-- Task directions --
Write the data out again exactly, dropping any images it holds.

-- Data provided --

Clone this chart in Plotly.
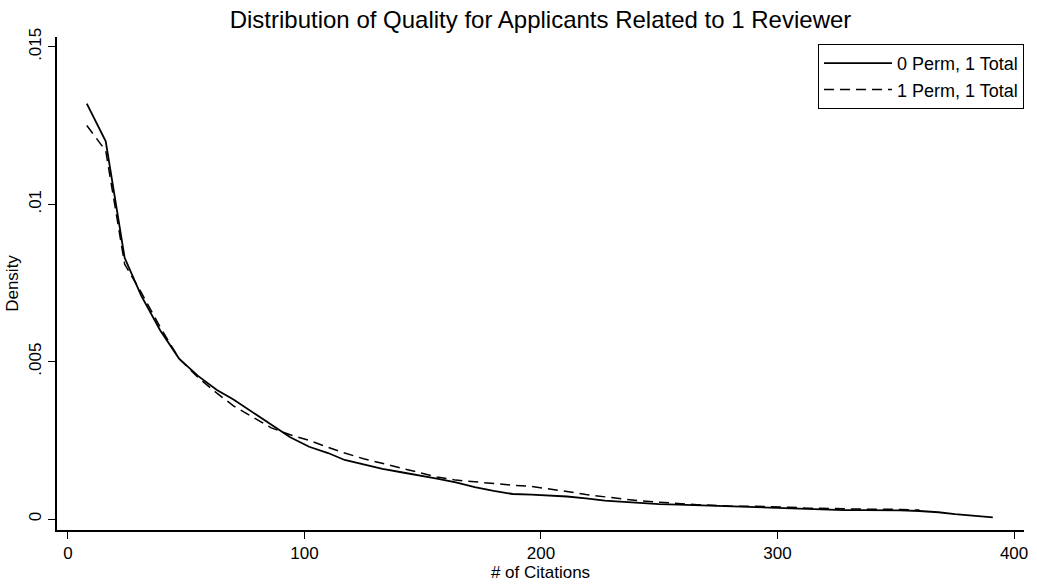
import plotly.graph_objects as go

citations = [8, 16, 24, 31, 39, 47, 55, 63, 70, 78, 86, 94, 102, 110, 117, 125, 133, 141,
             149, 156, 164, 172, 180, 188, 196, 203, 211, 219, 227, 235, 242, 250, 258, 266,
             274, 282, 289, 297, 305, 313, 321, 328, 336, 344, 352, 360, 368, 375, 383, 391]

density_0perm = [0.0132, 0.0120, 0.0083, 0.0071, 0.0060, 0.0051, 0.00455, 0.0041, 0.0038, 0.0034,
                 0.0030, 0.0026, 0.0023, 0.0021, 0.00188, 0.00173, 0.00160, 0.00149, 0.00139, 0.00129,
                 0.00117, 0.00102, 0.00090, 0.00080, 0.00078, 0.00076, 0.00072, 0.00066, 0.00059, 0.00055,
                 0.00051, 0.00048, 0.00046, 0.00044, 0.00042, 0.00040, 0.00040, 0.00038, 0.00036, 0.00033,
                 0.00030, 0.00029, 0.00029, 0.00029, 0.00028, 0.00026, 0.00022, 0.00016, 0.00011, 0.00006]

citations_1perm = citations[:46]
density_1perm = [0.0125, 0.0117, 0.0081, 0.0072, 0.0061, 0.0051, 0.0045, 0.0040, 0.0036, 0.00325,
                 0.0029, 0.00268, 0.0025, 0.00228, 0.0021, 0.00192, 0.00177, 0.00162, 0.00148, 0.00134,
                 0.00124, 0.00118, 0.00114, 0.00108, 0.00104, 0.00097, 0.00088, 0.00078, 0.00070, 0.00064,
                 0.00058, 0.00053, 0.00050, 0.00046, 0.00043, 0.00041, 0.00041, 0.00040, 0.00038, 0.00035,
                 0.00033, 0.00033, 0.00032, 0.00032, 0.00031, 0.00029]

x_ticks = [0, 100, 200, 300, 400]
y_ticks = [0, 0.005, 0.01, 0.015]
y_tick_labels = ["0", ".005", ".01", ".015"]

FONT = "Liberation Sans, Arial, Helvetica, sans-serif"

fig = go.Figure()
fig.add_trace(go.Scatter(x=citations, y=density_0perm, mode="lines",
                         name="0 Perm, 1 Total",
                         line=dict(color="black", width=1.8)))
fig.add_trace(go.Scatter(x=citations_1perm, y=density_1perm, mode="lines",
                         name="1 Perm, 1 Total",
                         line=dict(color="black", width=1.5, dash="10px,6px")))

fig.update_layout(
    width=1037, height=587,
    margin=dict(l=57, r=9, t=37, b=50),
    paper_bgcolor="white", plot_bgcolor="white",
    font=dict(family=FONT, color="black", size=16),
    title=dict(text="Distribution of Quality for Applicants Related to 1 Reviewer",
               x=0.5, xref="paper", xanchor="center", y=0.966, yanchor="middle",
               font=dict(size=24, color="black")),
    showlegend=True,
    legend=dict(x=1, xanchor="right", y=0.986, yanchor="top",
                bordercolor="black", borderwidth=1, bgcolor="white",
                font=dict(size=18), itemwidth=68, tracegroupgap=0),
    xaxis=dict(range=[-4.6, 404.2], tickvals=x_ticks, ticks="outside", ticklen=7,
               tickcolor="black", showline=True, linecolor="black", linewidth=1.5,
               showgrid=False, zeroline=False, mirror=False,
               tickfont=dict(size=17),
               title=dict(text="# of Citations", font=dict(size=17), standoff=3)),
    yaxis=dict(range=[-0.000344, 0.015313], tickvals=y_ticks, ticktext=y_tick_labels,
               tickangle=-90, ticks="outside", ticklen=7, tickcolor="black",
               showline=True, linecolor="black", linewidth=1.5,
               showgrid=False, zeroline=False,
               tickfont=dict(size=17),
               title=dict(text="Density", font=dict(size=17), standoff=4)),
)

fig.write_html("out.html")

-- Complete answer --
Clone this chart in Plotly.
import plotly.graph_objects as go

citations = [8, 16, 24, 31, 39, 47, 55, 63, 70, 78, 86, 94, 102, 110, 117, 125, 133, 141,
             149, 156, 164, 172, 180, 188, 196, 203, 211, 219, 227, 235, 242, 250, 258, 266,
             274, 282, 289, 297, 305, 313, 321, 328, 336, 344, 352, 360, 368, 375, 383, 391]

density_0perm = [0.0132, 0.0120, 0.0083, 0.0071, 0.0060, 0.0051, 0.00455, 0.0041, 0.0038, 0.0034,
                 0.0030, 0.0026, 0.0023, 0.0021, 0.00188, 0.00173, 0.00160, 0.00149, 0.00139, 0.00129,
                 0.00117, 0.00102, 0.00090, 0.00080, 0.00078, 0.00076, 0.00072, 0.00066, 0.00059, 0.00055,
                 0.00051, 0.00048, 0.00046, 0.00044, 0.00042, 0.00040, 0.00040, 0.00038, 0.00036, 0.00033,
                 0.00030, 0.00029, 0.00029, 0.00029, 0.00028, 0.00026, 0.00022, 0.00016, 0.00011, 0.00006]

citations_1perm = citations[:46]
density_1perm = [0.0125, 0.0117, 0.0081, 0.0072, 0.0061, 0.0051, 0.0045, 0.0040, 0.0036, 0.00325,
                 0.0029, 0.00268, 0.0025, 0.00228, 0.0021, 0.00192, 0.00177, 0.00162, 0.00148, 0.00134,
                 0.00124, 0.00118, 0.00114, 0.00108, 0.00104, 0.00097, 0.00088, 0.00078, 0.00070, 0.00064,
                 0.00058, 0.00053, 0.00050, 0.00046, 0.00043, 0.00041, 0.00041, 0.00040, 0.00038, 0.00035,
                 0.00033, 0.00033, 0.00032, 0.00032, 0.00031, 0.00029]

x_ticks = [0, 100, 200, 300, 400]
y_ticks = [0, 0.005, 0.01, 0.015]
y_tick_labels = ["0", ".005", ".01", ".015"]

FONT = "Liberation Sans, Arial, Helvetica, sans-serif"

fig = go.Figure()
fig.add_trace(go.Scatter(x=citations, y=density_0perm, mode="lines",
                         name="0 Perm, 1 Total",
                         line=dict(color="black", width=1.8)))
fig.add_trace(go.Scatter(x=citations_1perm, y=density_1perm, mode="lines",
                         name="1 Perm, 1 Total",
                         line=dict(color="black", width=1.5, dash="10px,6px")))

fig.update_layout(
    width=1037, height=587,
    margin=dict(l=57, r=9, t=37, b=50),
    paper_bgcolor="white", plot_bgcolor="white",
    font=dict(family=FONT, color="black", size=16),
    title=dict(text="Distribution of Quality for Applicants Related to 1 Reviewer",
               x=0.5, xref="paper", xanchor="center", y=0.966, yanchor="middle",
               font=dict(size=24, color="black")),
    showlegend=True,
    legend=dict(x=1, xanchor="right", y=0.986, yanchor="top",
                bordercolor="black", borderwidth=1, bgcolor="white",
                font=dict(size=18), itemwidth=68, tracegroupgap=0),
    xaxis=dict(range=[-4.6, 404.2], tickvals=x_ticks, ticks="outside", ticklen=7,
               tickcolor="black", showline=True, linecolor="black", linewidth=1.5,
               showgrid=False, zeroline=False, mirror=False,
               tickfont=dict(size=17),
               title=dict(text="# of Citations", font=dict(size=17), standoff=3)),
    yaxis=dict(range=[-0.000344, 0.015313], tickvals=y_ticks, ticktext=y_tick_labels,
               tickangle=-90, ticks="outside", ticklen=7, tickcolor="black",
               showline=True, linecolor="black", linewidth=1.5,
               showgrid=False, zeroline=False,
               tickfont=dict(size=17),
               title=dict(text="Density", font=dict(size=17), standoff=4)),
)

fig.write_html("out.html")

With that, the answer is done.